### Set task
Give back the full listing, character for character, with no pictures.

### Raw data
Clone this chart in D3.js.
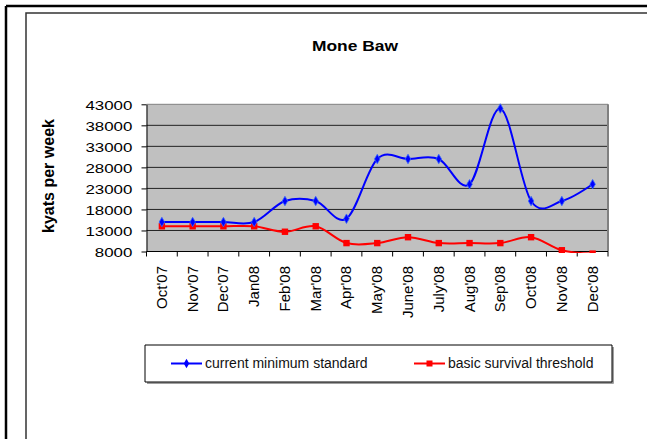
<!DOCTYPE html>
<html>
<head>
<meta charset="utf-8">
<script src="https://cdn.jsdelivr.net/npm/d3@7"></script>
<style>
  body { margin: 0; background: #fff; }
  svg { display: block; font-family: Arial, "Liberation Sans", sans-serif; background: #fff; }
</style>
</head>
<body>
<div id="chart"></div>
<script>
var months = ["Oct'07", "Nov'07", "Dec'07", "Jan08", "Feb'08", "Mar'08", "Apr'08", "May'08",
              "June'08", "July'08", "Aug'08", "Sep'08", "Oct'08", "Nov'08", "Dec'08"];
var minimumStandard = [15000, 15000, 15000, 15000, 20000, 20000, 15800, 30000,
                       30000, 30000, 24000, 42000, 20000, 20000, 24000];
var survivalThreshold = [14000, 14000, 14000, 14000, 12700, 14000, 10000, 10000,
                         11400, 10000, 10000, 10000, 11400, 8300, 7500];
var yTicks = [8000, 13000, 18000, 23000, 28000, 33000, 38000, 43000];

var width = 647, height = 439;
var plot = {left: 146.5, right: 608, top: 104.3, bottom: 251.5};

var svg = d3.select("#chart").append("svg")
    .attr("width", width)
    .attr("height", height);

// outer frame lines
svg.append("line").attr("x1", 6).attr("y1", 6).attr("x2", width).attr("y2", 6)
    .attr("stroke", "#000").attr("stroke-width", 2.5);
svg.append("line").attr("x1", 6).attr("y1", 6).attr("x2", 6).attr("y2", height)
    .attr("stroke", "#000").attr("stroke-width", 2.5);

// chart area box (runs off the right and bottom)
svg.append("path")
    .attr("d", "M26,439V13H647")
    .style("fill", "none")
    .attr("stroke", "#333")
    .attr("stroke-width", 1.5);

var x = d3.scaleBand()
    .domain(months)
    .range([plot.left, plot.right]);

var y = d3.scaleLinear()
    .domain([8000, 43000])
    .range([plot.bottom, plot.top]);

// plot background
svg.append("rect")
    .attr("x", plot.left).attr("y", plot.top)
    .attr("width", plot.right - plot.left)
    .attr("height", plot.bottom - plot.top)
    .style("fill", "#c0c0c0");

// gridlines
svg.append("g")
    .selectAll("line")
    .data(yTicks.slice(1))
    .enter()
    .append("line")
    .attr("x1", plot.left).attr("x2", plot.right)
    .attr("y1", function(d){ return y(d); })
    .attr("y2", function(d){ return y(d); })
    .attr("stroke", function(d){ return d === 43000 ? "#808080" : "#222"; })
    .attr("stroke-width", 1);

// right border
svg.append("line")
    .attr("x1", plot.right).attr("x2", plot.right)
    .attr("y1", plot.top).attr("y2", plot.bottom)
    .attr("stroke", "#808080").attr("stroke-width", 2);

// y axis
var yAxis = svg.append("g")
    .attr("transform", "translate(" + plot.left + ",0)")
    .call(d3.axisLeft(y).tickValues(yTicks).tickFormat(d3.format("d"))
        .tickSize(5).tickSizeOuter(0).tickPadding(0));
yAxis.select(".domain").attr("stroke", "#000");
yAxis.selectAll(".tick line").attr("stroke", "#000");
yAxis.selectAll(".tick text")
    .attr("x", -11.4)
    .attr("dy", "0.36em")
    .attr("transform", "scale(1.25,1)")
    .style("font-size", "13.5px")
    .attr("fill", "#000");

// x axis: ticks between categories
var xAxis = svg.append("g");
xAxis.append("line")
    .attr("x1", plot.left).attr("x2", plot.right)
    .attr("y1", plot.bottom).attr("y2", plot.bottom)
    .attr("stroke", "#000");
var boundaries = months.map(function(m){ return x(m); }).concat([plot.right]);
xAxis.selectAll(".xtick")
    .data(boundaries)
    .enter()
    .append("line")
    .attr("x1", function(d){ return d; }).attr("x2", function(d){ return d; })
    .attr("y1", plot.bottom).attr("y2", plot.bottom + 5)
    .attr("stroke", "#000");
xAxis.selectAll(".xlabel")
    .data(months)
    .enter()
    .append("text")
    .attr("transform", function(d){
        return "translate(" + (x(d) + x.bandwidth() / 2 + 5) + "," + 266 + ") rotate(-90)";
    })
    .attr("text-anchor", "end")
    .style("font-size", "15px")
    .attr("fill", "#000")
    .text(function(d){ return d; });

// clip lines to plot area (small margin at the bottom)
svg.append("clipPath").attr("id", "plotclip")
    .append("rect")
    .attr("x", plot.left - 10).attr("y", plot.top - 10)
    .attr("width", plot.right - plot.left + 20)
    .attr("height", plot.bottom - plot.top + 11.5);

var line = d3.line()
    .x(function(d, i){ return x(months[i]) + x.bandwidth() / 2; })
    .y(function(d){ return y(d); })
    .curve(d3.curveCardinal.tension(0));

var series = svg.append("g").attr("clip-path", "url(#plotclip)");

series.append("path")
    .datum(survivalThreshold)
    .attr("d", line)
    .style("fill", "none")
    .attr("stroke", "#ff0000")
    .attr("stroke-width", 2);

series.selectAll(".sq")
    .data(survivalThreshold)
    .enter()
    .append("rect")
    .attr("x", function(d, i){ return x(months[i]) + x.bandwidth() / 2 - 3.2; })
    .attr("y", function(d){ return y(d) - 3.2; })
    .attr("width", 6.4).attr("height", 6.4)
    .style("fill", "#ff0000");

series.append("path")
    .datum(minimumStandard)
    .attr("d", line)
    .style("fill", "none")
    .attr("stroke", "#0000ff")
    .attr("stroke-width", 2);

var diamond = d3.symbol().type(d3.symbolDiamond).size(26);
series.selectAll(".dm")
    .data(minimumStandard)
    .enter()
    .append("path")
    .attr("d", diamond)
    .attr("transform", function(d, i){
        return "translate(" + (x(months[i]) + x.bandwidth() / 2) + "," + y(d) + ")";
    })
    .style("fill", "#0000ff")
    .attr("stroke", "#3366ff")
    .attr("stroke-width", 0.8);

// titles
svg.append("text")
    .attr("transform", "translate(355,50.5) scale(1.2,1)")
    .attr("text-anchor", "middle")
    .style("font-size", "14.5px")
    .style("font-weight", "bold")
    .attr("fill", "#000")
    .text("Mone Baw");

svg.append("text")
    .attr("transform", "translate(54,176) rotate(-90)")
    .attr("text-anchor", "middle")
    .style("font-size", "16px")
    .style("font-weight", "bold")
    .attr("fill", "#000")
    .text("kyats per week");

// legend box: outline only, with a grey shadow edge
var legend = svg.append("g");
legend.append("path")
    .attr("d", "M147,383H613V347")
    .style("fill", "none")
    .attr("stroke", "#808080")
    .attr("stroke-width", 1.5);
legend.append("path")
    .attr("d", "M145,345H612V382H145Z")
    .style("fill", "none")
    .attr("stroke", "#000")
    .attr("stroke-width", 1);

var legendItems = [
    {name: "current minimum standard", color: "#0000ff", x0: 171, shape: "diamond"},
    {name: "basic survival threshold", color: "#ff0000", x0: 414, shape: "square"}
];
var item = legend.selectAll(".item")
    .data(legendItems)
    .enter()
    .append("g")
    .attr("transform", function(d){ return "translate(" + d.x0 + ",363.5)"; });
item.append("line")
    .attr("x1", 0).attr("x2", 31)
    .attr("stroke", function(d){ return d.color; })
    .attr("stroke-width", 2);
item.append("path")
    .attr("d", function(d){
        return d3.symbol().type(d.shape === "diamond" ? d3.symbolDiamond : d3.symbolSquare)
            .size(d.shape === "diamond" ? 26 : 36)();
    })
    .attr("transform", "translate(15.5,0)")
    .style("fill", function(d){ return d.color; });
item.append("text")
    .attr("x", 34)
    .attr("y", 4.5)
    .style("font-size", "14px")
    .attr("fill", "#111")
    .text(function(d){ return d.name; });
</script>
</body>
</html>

### The result
Clone this chart in D3.js.
<!DOCTYPE html>
<html>
<head>
<meta charset="utf-8">
<script src="https://cdn.jsdelivr.net/npm/d3@7"></script>
<style>
  body { margin: 0; background: #fff; }
  svg { display: block; font-family: Arial, "Liberation Sans", sans-serif; background: #fff; }
</style>
</head>
<body>
<div id="chart"></div>
<script>
var months = ["Oct'07", "Nov'07", "Dec'07", "Jan08", "Feb'08", "Mar'08", "Apr'08", "May'08",
              "June'08", "July'08", "Aug'08", "Sep'08", "Oct'08", "Nov'08", "Dec'08"];
var minimumStandard = [15000, 15000, 15000, 15000, 20000, 20000, 15800, 30000,
                       30000, 30000, 24000, 42000, 20000, 20000, 24000];
var survivalThreshold = [14000, 14000, 14000, 14000, 12700, 14000, 10000, 10000,
                         11400, 10000, 10000, 10000, 11400, 8300, 7500];
var yTicks = [8000, 13000, 18000, 23000, 28000, 33000, 38000, 43000];

var width = 647, height = 439;
var plot = {left: 146.5, right: 608, top: 104.3, bottom: 251.5};

var svg = d3.select("#chart").append("svg")
    .attr("width", width)
    .attr("height", height);

// outer frame lines
svg.append("line").attr("x1", 6).attr("y1", 6).attr("x2", width).attr("y2", 6)
    .attr("stroke", "#000").attr("stroke-width", 2.5);
svg.append("line").attr("x1", 6).attr("y1", 6).attr("x2", 6).attr("y2", height)
    .attr("stroke", "#000").attr("stroke-width", 2.5);

// chart area box (runs off the right and bottom)
svg.append("path")
    .attr("d", "M26,439V13H647")
    .style("fill", "none")
    .attr("stroke", "#333")
    .attr("stroke-width", 1.5);

var x = d3.scaleBand()
    .domain(months)
    .range([plot.left, plot.right]);

var y = d3.scaleLinear()
    .domain([8000, 43000])
    .range([plot.bottom, plot.top]);

// plot background
svg.append("rect")
    .attr("x", plot.left).attr("y", plot.top)
    .attr("width", plot.right - plot.left)
    .attr("height", plot.bottom - plot.top)
    .style("fill", "#c0c0c0");

// gridlines
svg.append("g")
    .selectAll("line")
    .data(yTicks.slice(1))
    .enter()
    .append("line")
    .attr("x1", plot.left).attr("x2", plot.right)
    .attr("y1", function(d){ return y(d); })
    .attr("y2", function(d){ return y(d); })
    .attr("stroke", function(d){ return d === 43000 ? "#808080" : "#222"; })
    .attr("stroke-width", 1);

// right border
svg.append("line")
    .attr("x1", plot.right).attr("x2", plot.right)
    .attr("y1", plot.top).attr("y2", plot.bottom)
    .attr("stroke", "#808080").attr("stroke-width", 2);

// y axis
var yAxis = svg.append("g")
    .attr("transform", "translate(" + plot.left + ",0)")
    .call(d3.axisLeft(y).tickValues(yTicks).tickFormat(d3.format("d"))
        .tickSize(5).tickSizeOuter(0).tickPadding(0));
yAxis.select(".domain").attr("stroke", "#000");
yAxis.selectAll(".tick line").attr("stroke", "#000");
yAxis.selectAll(".tick text")
    .attr("x", -11.4)
    .attr("dy", "0.36em")
    .attr("transform", "scale(1.25,1)")
    .style("font-size", "13.5px")
    .attr("fill", "#000");

// x axis: ticks between categories
var xAxis = svg.append("g");
xAxis.append("line")
    .attr("x1", plot.left).attr("x2", plot.right)
    .attr("y1", plot.bottom).attr("y2", plot.bottom)
    .attr("stroke", "#000");
var boundaries = months.map(function(m){ return x(m); }).concat([plot.right]);
xAxis.selectAll(".xtick")
    .data(boundaries)
    .enter()
    .append("line")
    .attr("x1", function(d){ return d; }).attr("x2", function(d){ return d; })
    .attr("y1", plot.bottom).attr("y2", plot.bottom + 5)
    .attr("stroke", "#000");
xAxis.selectAll(".xlabel")
    .data(months)
    .enter()
    .append("text")
    .attr("transform", function(d){
        return "translate(" + (x(d) + x.bandwidth() / 2 + 5) + "," + 266 + ") rotate(-90)";
    })
    .attr("text-anchor", "end")
    .style("font-size", "15px")
    .attr("fill", "#000")
    .text(function(d){ return d; });

// clip lines to plot area (small margin at the bottom)
svg.append("clipPath").attr("id", "plotclip")
    .append("rect")
    .attr("x", plot.left - 10).attr("y", plot.top - 10)
    .attr("width", plot.right - plot.left + 20)
    .attr("height", plot.bottom - plot.top + 11.5);

var line = d3.line()
    .x(function(d, i){ return x(months[i]) + x.bandwidth() / 2; })
    .y(function(d){ return y(d); })
    .curve(d3.curveCardinal.tension(0));

var series = svg.append("g").attr("clip-path", "url(#plotclip)");

series.append("path")
    .datum(survivalThreshold)
    .attr("d", line)
    .style("fill", "none")
    .attr("stroke", "#ff0000")
    .attr("stroke-width", 2);

series.selectAll(".sq")
    .data(survivalThreshold)
    .enter()
    .append("rect")
    .attr("x", function(d, i){ return x(months[i]) + x.bandwidth() / 2 - 3.2; })
    .attr("y", function(d){ return y(d) - 3.2; })
    .attr("width", 6.4).attr("height", 6.4)
    .style("fill", "#ff0000");

series.append("path")
    .datum(minimumStandard)
    .attr("d", line)
    .style("fill", "none")
    .attr("stroke", "#0000ff")
    .attr("stroke-width", 2);

var diamond = d3.symbol().type(d3.symbolDiamond).size(26);
series.selectAll(".dm")
    .data(minimumStandard)
    .enter()
    .append("path")
    .attr("d", diamond)
    .attr("transform", function(d, i){
        return "translate(" + (x(months[i]) + x.bandwidth() / 2) + "," + y(d) + ")";
    })
    .style("fill", "#0000ff")
    .attr("stroke", "#3366ff")
    .attr("stroke-width", 0.8);

// titles
svg.append("text")
    .attr("transform", "translate(355,50.5) scale(1.2,1)")
    .attr("text-anchor", "middle")
    .style("font-size", "14.5px")
    .style("font-weight", "bold")
    .attr("fill", "#000")
    .text("Mone Baw");

svg.append("text")
    .attr("transform", "translate(54,176) rotate(-90)")
    .attr("text-anchor", "middle")
    .style("font-size", "16px")
    .style("font-weight", "bold")
    .attr("fill", "#000")
    .text("kyats per week");

// legend box: outline only, with a grey shadow edge
var legend = svg.append("g");
legend.append("path")
    .attr("d", "M147,383H613V347")
    .style("fill", "none")
    .attr("stroke", "#808080")
    .attr("stroke-width", 1.5);
legend.append("path")
    .attr("d", "M145,345H612V382H145Z")
    .style("fill", "none")
    .attr("stroke", "#000")
    .attr("stroke-width", 1);

var legendItems = [
    {name: "current minimum standard", color: "#0000ff", x0: 171, shape: "diamond"},
    {name: "basic survival threshold", color: "#ff0000", x0: 414, shape: "square"}
];
var item = legend.selectAll(".item")
    .data(legendItems)
    .enter()
    .append("g")
    .attr("transform", function(d){ return "translate(" + d.x0 + ",363.5)"; });
item.append("line")
    .attr("x1", 0).attr("x2", 31)
    .attr("stroke", function(d){ return d.color; })
    .attr("stroke-width", 2);
item.append("path")
    .attr("d", function(d){
        return d3.symbol().type(d.shape === "diamond" ? d3.symbolDiamond : d3.symbolSquare)
            .size(d.shape === "diamond" ? 26 : 36)();
    })
    .attr("transform", "translate(15.5,0)")
    .style("fill", function(d){ return d.color; });
item.append("text")
    .attr("x", 34)
    .attr("y", 4.5)
    .style("font-size", "14px")
    .attr("fill", "#111")
    .text(function(d){ return d.name; });
</script>
</body>
</html>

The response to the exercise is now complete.